Begin with the first line and repeat exactly through the line containing "var zeroLabel = '0';"; leave every image out.

____ EXERCISE DATA

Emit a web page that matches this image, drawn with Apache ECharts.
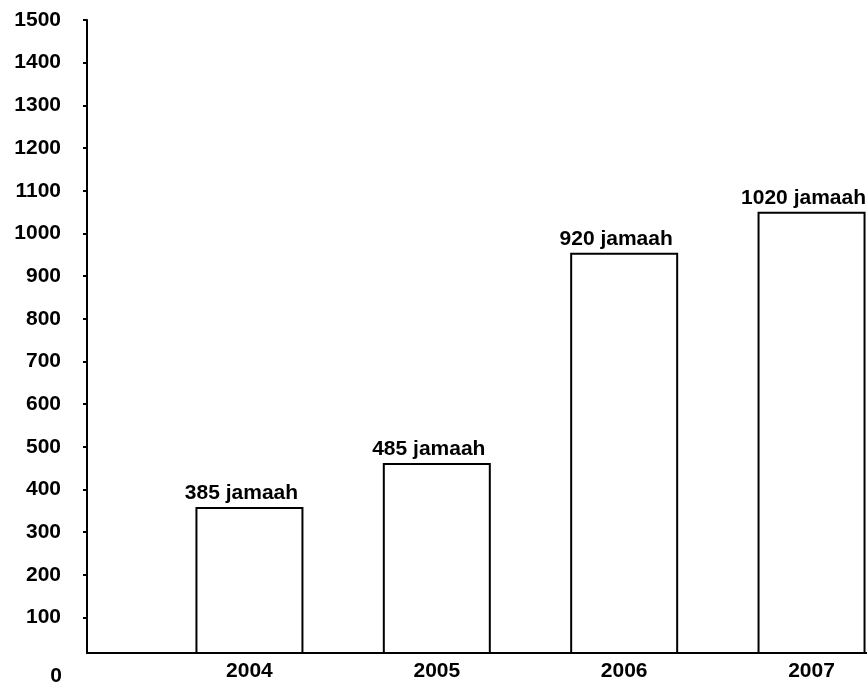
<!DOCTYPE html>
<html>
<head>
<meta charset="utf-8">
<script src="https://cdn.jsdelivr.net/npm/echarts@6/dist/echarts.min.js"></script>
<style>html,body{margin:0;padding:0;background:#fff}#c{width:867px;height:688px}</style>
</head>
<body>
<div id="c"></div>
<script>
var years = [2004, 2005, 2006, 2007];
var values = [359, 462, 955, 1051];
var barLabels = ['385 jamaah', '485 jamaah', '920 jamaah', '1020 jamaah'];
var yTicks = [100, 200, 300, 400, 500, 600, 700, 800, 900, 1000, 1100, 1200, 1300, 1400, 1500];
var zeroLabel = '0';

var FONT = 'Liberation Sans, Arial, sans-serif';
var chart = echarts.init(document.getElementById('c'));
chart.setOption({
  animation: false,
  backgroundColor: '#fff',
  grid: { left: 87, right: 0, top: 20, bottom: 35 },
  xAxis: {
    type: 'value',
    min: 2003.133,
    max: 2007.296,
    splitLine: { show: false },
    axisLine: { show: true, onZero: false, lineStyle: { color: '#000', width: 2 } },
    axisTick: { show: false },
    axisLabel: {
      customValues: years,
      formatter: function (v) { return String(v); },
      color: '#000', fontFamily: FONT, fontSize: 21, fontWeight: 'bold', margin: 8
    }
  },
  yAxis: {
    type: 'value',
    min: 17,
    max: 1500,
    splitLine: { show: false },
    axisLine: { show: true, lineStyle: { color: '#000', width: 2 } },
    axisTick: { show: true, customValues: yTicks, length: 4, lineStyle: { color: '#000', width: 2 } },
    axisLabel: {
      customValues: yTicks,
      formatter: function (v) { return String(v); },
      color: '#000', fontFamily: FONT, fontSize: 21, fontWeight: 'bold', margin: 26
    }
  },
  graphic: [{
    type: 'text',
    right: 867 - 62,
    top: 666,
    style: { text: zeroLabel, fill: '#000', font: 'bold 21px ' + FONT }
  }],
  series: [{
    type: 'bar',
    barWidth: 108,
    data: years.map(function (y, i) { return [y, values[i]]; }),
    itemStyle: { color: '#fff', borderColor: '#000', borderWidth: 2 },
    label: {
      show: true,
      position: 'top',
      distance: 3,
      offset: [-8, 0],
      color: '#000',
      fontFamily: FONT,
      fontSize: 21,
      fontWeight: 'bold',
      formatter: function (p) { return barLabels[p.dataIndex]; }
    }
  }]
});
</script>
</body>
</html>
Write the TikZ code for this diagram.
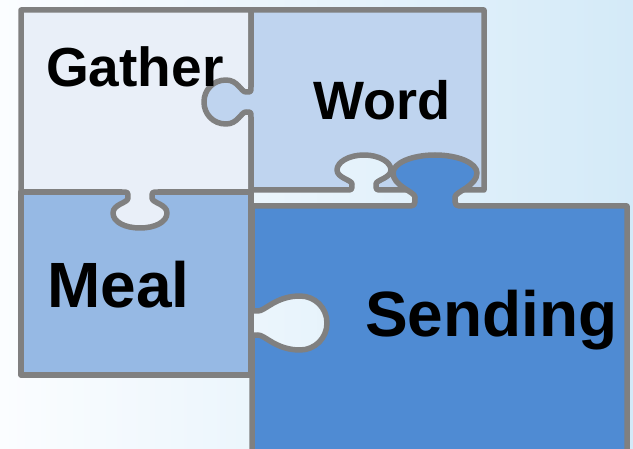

________

• **RESULT BELOW**:
Emit a web page that matches this image, drawn with Apache ECharts.
<!DOCTYPE html>
<html>
<head>
<meta charset="utf-8">
<script src="https://cdn.jsdelivr.net/npm/echarts@6/dist/echarts.min.js"></script>
<style>html,body{margin:0;padding:0;background:#fff}#c{width:867px;height:688px}</style>
</head>
<body>
<div id="c"></div>
<script>
var years = [2004, 2005, 2006, 2007];
var values = [359, 462, 955, 1051];
var barLabels = ['385 jamaah', '485 jamaah', '920 jamaah', '1020 jamaah'];
var yTicks = [100, 200, 300, 400, 500, 600, 700, 800, 900, 1000, 1100, 1200, 1300, 1400, 1500];
var zeroLabel = '0';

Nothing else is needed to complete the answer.